Implications for Stewardship Contracting

The Forest Service uses stewardship contracting authority granted by Congress to purchase services in exchange for timber value.  The timber value is often used to pay contractors to treat woody biomass that may pose a fire hazard to nearby communities.  The bill’s annual revenue requirement will likely require that all available timber value be dedicated to the County, Schools, and Revenue Trust, leaving little, if any, to lessen wildland fire risk to communities.

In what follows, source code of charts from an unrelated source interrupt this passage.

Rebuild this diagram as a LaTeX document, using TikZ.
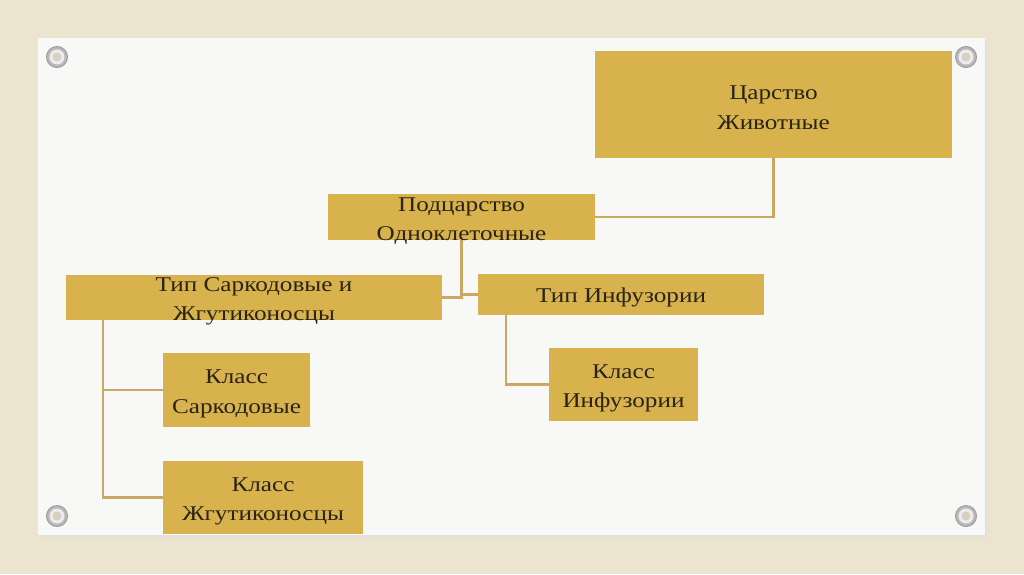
\documentclass[tikz,border=0pt]{standalone}
\usepackage{fontspec}
\setmainfont{Liberation Serif}[FakeStretch=1.2]
\usetikzlibrary{calc}
\definecolor{canvas}{HTML}{EDE4CF}
\definecolor{card}{HTML}{F8F8F6}
\definecolor{gold}{HTML}{D8B24C}
\definecolor{lineg}{HTML}{C9A862}
\definecolor{ink}{HTML}{2A2416}
\begin{document}
\begin{tikzpicture}[x=1pt,y=-1pt,
  box/.style={fill=gold,draw=none,inner sep=0pt},
  txt/.style={inner sep=0pt,align=center,text=ink,font=\fontsize{21}{29.5}\selectfont},
  conn/.style={draw=lineg,line width=2.4pt},
  screw/.style={circle,fill=gray!55,draw=gray!75,line width=1pt,minimum size=21pt,inner sep=0pt}]
\fill[canvas] (0,0) rectangle (1024,574);
\useasboundingbox (0,0) rectangle (1024,574);
\fill[black!12] (40,40) rectangle (987,537);
\fill[card] (38,38) rectangle (985,535);
% screws
\foreach \p/\n in {{(57,57)}/s1,{(966,57)}/s2,{(57,516)}/s3,{(966,516)}/s4}{
  \node[screw] (\n) at \p {};
  \node[circle,fill=gray!15,minimum size=15pt,inner sep=0pt] at (\n) {};
  \node[circle,fill=canvas!80!gray,minimum size=9pt,inner sep=0pt] at (\n) {};
}
% boxes
\node[box,minimum width=357pt,minimum height=107pt] (tz) at (773.5,104.5) {};
\node[box,minimum width=267pt,minimum height=46pt] (pod) at (461.5,217) {};
\node[box,minimum width=376pt,minimum height=45pt] (tipS) at (254,297.5) {};
\node[box,minimum width=286pt,minimum height=41pt] (tipI) at (621,294.5) {};
\node[box,minimum width=147pt,minimum height=74pt] (ks) at (236.5,390) {};
\node[box,minimum width=149pt,minimum height=73pt] (ki) at (623.5,384.5) {};
\node[box,minimum width=200pt,minimum height=73pt] (kz) at (263,497.5) {};
% connectors
\draw[conn] (tz.south) |- (pod.east);
\draw[conn] (pod.south) |- (tipS.east);
\draw[conn] (tipI.west) -| (pod.south);
\draw[conn] ($(tipS.south west)+(37,0)$) |- (ks.west);
\draw[conn] ($(tipS.south west)+(37,0)$) |- (kz.west);
\draw[conn] ($(tipI.south west)+(28,0)$) |- (ki.west);
% texts
\node[txt] (tzt) at ([yshift=-3pt]tz.center) {Царство\\Животные};
\node[txt] (podt) at ([yshift=-4pt]pod.center) {Подцарство\\Одноклеточные};
\node[txt] (tipSt) at ([yshift=-4pt]tipS.center) {Тип Саркодовые и\\Жгутиконосцы};
\node[txt] (tipIt) at ([yshift=-3pt]tipI.center) {Тип Инфузории};
\node[txt] (kst) at ([yshift=-4pt]ks.center) {Класс\\Саркодовые};
\node[txt] (kit) at ([yshift=-4pt]ki.center) {Класс\\Инфузории};
\node[txt] (kzt) at ([yshift=-4pt]kz.center) {Класс\\Жгутиконосцы};
\end{tikzpicture}
\end{document}
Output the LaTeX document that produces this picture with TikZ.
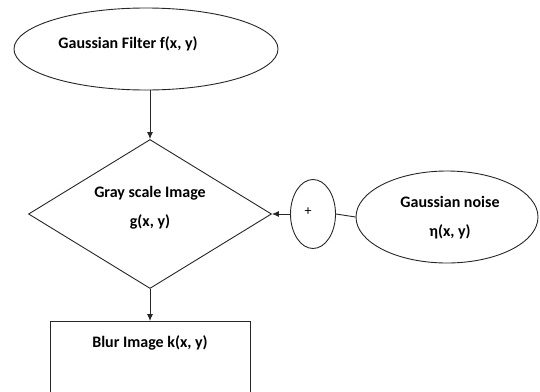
\documentclass[tikz,border=0pt]{standalone}
\usepackage{fontspec}
\setmainfont{Carlito}
\usetikzlibrary{shapes.geometric,arrows.meta}
\begin{document}
\begin{tikzpicture}[x=1pt,y=-1pt,
  shp/.style={draw=black!85,line width=0.9pt},
  lbl/.style={font=\fontsize{16}{18}\selectfont\bfseries,inner sep=0pt},
  arr/.style={draw=black!85,line width=0.9pt,-{Latex[length=7pt,width=6pt]}},
  conn/.style={draw=black!85,line width=0.9pt}]
\useasboundingbox (0,0) rectangle (540,391);
\clip (0,0) rectangle (540,391);
% nodes
\node[shp,ellipse,minimum width=264pt,minimum height=82pt] (filt) at (146,49) {};
\node[lbl] (filtt) at (128,44) {Gaussian Filter f(x, y)};
\node[shp,diamond,minimum width=243pt,minimum height=149pt,inner sep=0pt] (gray) at (150,214) {};
\node[lbl] (grayt1) at (150,193) {Gray scale Image};
\node[lbl] (grayt2) at (150,222) {g(x, y)};
\node[shp,ellipse,minimum width=45pt,minimum height=69pt,inner sep=0pt] (plus) at (313,214) {};
\node[font=\fontsize{14}{16}\selectfont,inner sep=0pt] (plust) at (308,212) {+};
\node[shp,ellipse,minimum width=182pt,minimum height=92pt,inner sep=0pt] (noise) at (447,217) {};
\node[lbl] (noiset1) at (450,202) {Gaussian noise};
\node[lbl] (noiset2) at (450,232) {η(x, y)};
\node[shp,rectangle,minimum width=200pt,minimum height=100pt,anchor=north,inner sep=0pt] (blur) at (150,321) {};
\node[lbl] (blurt) at (150,343) {Blur Image k(x, y)};
% connectors
\draw[arr] (filt.south -| gray.north) -- (gray.north);
\draw[arr] (plus.west) -- (gray.east);
\draw[conn] (plus.east) -- (noise.west);
\draw[arr] (gray.south) -- (blur.north);
\end{tikzpicture}
\end{document}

Implications to Private Timberland Owners

The bill allows the Secretary to undertake Trust Projects that would take threatened or endangered species without limit.  This would shift the responsibility for species conservation from the public’s national forests to owners of private timberlands, who are required to enter into habitat conservation agreements with the federal government before they can harm imperilled species.

The substantial increased federal harvest necessary to meet the annual revenue requirement will depress stumpage prices, particularly during periods of low wood products demand.  This will decrease financial returns to private timberland owners.  The willingness of the federal government to subsidize from appropriations the management expenses of timber sales, such as road construction and maintenance, will put private timber owners at a further competitive disadvantage.  Insofar as that subsidy appears unconstrained by the bill, and enforceable by the county beneficiaries, the anti-competitive effect could be particularly dramatic in areas where timberlands are of relatively low productivity, such as the inland mountain west.

Thank you again for this opportunity to testify.  I would be happy to answer any questions you may have.